Ces contacts établis ou "renforcés" avec la gente féminine de la famille du jeune candidat à l’émigration se poursuivaient de manière plus structurée et davantage fréquentes après le départ de ce dernier.



Les passeurs, de véritables tyrans


Pour les « touristes «  arrivés sans autorisation de séjour en Belgique, la traversée de l’Espagne et de la France n’était pas affaire aisée.



Les passeurs ou plus exactement les navetteurs qui proposaient leurs services aux jeunes marocains tentés par un départ pour l’Europe, prodiguaient de multiples conseils à leurs « clients ».



Il faut signaler au passage, que ces candidats au départ devaient s’acquitter du montant exigé par le navetteur avant de prendre place dans le bateau devant rallier la ville de Tanger à l’Espagne.



Ce montant, réglé en Pesetas ou en anciens francs français devait couvrir l’ensemble des frais inhérents au voyage.



Parmi les mesures de prudence, prodiguées par le passeur à sa clientèle, celle consistant à se munir d’un billet de train destiné au « retour », figurait parmi les plus importantes à observer.



Ce billet qui ne sera jamais utilisé, encore moins remboursé, constituait une preuve à exhiber à la police des frontières, quant aux intentions du voyageur concernant  sa démarche visant un séjour touristique court et provisoire en France ou en Belgique.



 La seconde précaution, indispensable à observer résidait dans la possession de sommes d’argent susceptibles d’accréditer la démarche « touristique «  du candidat à un séjour clandestin et prolongé en Europe.



Ces milliers de pesetas ou d’anciens francs français étaient destinés à être présentés aux pandores des frontières de ces deux pays, comme gage de bonne foi du touriste se dirigeant vers la Belgique, pour "rendre une visite aux membres de sa famille séjournant régulièrement dans ce pays" et dont il fallait disposer de la photocopie de la carte d’identité afin d’éviter toute suspicion douanière.



Il n’était d’ailleurs pas rare que, de connivence avec les navetteurs, des policiers aux frontières, refoulaient certains passagers pour différents motifs.



Ces refus d’autoriser les touristes à pénétrer en territoire espagnol ou français faisaient partie d’un plan concocté par les navetteurs et les policiers, plan destiné à soutirer un bakchich non négligeable à ces pauvres candidats à l’émigration.



Devant ces refus et les « conseils désintéressés » de leur passeur, ceux-ci n’hésitaient pas à « faire cadeau » d’une bonne partie de leurs économies aux gardes frontières, décidés à les renvoyer vers leur pays d’origine.
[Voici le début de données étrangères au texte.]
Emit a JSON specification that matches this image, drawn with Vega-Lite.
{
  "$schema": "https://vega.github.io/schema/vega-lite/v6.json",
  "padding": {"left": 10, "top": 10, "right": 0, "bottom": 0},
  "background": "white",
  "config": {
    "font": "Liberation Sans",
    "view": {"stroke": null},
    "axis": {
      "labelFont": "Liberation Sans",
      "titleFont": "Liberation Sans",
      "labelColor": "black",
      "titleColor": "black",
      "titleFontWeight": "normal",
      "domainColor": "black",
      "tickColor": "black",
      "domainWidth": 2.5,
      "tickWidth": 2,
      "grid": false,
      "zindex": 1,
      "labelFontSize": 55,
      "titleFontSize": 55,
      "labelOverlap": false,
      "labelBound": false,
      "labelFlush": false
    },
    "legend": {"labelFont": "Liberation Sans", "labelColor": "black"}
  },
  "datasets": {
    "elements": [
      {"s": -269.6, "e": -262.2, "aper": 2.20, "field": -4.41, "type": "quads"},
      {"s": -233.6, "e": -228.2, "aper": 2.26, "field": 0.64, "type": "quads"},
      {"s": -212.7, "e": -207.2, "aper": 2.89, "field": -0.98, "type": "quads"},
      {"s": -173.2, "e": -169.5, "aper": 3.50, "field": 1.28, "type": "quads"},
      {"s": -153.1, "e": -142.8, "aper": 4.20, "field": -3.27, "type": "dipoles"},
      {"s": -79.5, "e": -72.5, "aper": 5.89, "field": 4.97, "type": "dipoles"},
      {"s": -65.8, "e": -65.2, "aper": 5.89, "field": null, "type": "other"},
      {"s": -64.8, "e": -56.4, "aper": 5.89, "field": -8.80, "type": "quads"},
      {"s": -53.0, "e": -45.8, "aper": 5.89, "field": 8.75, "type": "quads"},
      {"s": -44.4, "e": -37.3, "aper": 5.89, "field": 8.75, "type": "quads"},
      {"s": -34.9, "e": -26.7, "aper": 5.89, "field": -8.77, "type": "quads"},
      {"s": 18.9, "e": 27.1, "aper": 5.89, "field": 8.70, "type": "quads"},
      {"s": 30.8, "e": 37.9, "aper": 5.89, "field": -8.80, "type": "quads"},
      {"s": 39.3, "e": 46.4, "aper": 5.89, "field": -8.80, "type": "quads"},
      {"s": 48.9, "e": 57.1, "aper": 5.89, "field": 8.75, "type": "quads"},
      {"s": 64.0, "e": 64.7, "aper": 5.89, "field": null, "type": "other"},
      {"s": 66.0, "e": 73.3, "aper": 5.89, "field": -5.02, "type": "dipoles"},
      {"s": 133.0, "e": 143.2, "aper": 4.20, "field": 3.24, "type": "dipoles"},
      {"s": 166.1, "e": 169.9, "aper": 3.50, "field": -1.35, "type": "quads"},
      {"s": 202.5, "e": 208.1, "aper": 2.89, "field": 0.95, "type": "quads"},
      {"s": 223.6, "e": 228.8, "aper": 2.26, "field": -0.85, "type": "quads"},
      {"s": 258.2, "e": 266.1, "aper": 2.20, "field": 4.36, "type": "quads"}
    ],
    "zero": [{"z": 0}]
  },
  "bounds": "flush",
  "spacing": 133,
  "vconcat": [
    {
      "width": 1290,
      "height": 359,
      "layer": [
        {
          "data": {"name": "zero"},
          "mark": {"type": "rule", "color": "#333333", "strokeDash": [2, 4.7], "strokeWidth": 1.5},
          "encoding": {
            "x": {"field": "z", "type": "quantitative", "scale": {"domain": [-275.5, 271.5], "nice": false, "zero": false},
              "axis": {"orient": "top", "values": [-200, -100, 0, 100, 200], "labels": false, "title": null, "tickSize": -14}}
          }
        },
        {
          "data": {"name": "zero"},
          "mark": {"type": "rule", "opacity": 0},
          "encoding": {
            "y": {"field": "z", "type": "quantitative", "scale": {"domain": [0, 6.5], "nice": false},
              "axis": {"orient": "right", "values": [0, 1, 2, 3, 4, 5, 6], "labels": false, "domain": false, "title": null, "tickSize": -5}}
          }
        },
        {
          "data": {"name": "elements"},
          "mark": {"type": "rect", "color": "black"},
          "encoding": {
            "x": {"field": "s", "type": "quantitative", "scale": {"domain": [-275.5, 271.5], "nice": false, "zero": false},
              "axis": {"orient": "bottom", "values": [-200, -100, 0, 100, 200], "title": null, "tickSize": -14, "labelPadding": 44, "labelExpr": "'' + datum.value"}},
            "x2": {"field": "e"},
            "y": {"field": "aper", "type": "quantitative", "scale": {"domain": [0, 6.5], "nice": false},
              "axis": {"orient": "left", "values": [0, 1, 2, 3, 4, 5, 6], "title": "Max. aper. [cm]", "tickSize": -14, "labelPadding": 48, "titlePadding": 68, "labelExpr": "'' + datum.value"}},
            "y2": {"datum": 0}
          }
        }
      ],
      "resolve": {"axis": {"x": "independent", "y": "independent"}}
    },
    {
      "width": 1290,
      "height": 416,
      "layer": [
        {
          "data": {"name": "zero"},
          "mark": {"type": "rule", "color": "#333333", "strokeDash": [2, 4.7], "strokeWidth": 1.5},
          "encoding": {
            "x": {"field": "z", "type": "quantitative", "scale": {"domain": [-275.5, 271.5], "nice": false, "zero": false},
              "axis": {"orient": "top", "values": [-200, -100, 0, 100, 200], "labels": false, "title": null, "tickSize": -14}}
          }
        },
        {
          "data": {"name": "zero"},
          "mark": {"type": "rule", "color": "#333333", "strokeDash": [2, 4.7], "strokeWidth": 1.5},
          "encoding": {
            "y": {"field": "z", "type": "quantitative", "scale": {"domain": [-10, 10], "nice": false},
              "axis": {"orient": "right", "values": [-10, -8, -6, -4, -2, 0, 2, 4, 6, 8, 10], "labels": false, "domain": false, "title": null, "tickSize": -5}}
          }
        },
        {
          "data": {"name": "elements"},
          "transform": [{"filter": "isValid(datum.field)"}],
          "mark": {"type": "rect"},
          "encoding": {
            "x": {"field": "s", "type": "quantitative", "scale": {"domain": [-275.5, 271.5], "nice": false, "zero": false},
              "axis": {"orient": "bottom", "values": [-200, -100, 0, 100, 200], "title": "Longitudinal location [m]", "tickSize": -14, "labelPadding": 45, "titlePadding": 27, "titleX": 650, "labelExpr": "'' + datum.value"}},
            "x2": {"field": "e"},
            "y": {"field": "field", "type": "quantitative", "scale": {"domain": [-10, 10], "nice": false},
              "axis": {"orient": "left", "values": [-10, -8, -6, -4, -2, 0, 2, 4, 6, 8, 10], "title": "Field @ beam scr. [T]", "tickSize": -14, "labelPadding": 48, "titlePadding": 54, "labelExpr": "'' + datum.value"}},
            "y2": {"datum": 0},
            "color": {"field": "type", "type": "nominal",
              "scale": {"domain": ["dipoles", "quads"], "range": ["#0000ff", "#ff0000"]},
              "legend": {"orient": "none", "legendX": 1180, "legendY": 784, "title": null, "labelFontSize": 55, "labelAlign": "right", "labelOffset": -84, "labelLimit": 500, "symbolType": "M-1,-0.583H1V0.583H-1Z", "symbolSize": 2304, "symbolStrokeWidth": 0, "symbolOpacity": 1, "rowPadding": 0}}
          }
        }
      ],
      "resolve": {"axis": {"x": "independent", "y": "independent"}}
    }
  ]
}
De temps à autre, les navetteurs, prétextant des frais supplémentaires, encourus pour une prétendue panne de leur véhicule, réclamaient des suppléments en argent sonnant et trébuchant aux pauvres quidams, incapables dans leur situation, de refuser ce genre d’exigence. 



Cette pratique avait souvent lieu lors d’un changement de passeur, intervenant en cours de route.  

De fait, il était fréquent que les navetteurs conviennent entre eux d’un lieu situé en France ou en Espagne, pour opérer des transbordements de voyageurs.



Et c’étaient souvent les nouveaux passeurs, ayant reçu partie de la cargaison devant continuer la route, qui recouraient aux augmentations plus que sensibles des tarifs convenus au départ, prétendant arbitrairement, que tels étaient les accords conclus avec le précédent passeur, leur ayant fourgué sa cargaison humaine, destinée aux entreprises européennes.



Toutes ces vicissitudes et bien d’autres humiliations et arnaques, les candidats au départ vers l’Europe devaient les subir sans broncher ni protester, de peur de se voir abandonnés à leur propre et triste sort, dans des contrées qui leur étaient inconnues.



Ces pratiques nauséabondes, bien que répercutées auprès des dizaines de milliers de candidats au départ vers l’Europe, ne décourageaient en rien ces pauvres bougres, pour qui aucune autre solution à leur situation de misère et  de dénuement, ne pouvait se substituer à ce rêve tenace et obsessionnel que constituait l’aventure européenne.



Les familles des candidats à l’exil ne lésinaient pas sur les moyens pour aider leurs jeunes fils à partir. 

Les mères y allaient de leur bijoux si chèrement acquis ou reçus comme dot, offerte lors du mariage et sensée ne faire l’objet d’aucune transaction.



Les pères, eux, devaient très souvent recourir à des emprunts auprès de connaissances ou d’amis pour augmenter les ressources financières de leurs jeunes enfants candidats à ce plongeon dans l’inconnu.



Beaucoup durent hypothéquer leur maison, leur lopin de terre ou leur champ, pour parvenir à concrétiser ce rêve, se disant que de toute façon, l’argent qu’ils récolteraient en Europe en un temps record, permettra à coup sûr de récupérer leur bien hypothéqué.

                

Pour ceux qui avaient déjà fondé une famille, il fallait également penser aux enfants restés au pays.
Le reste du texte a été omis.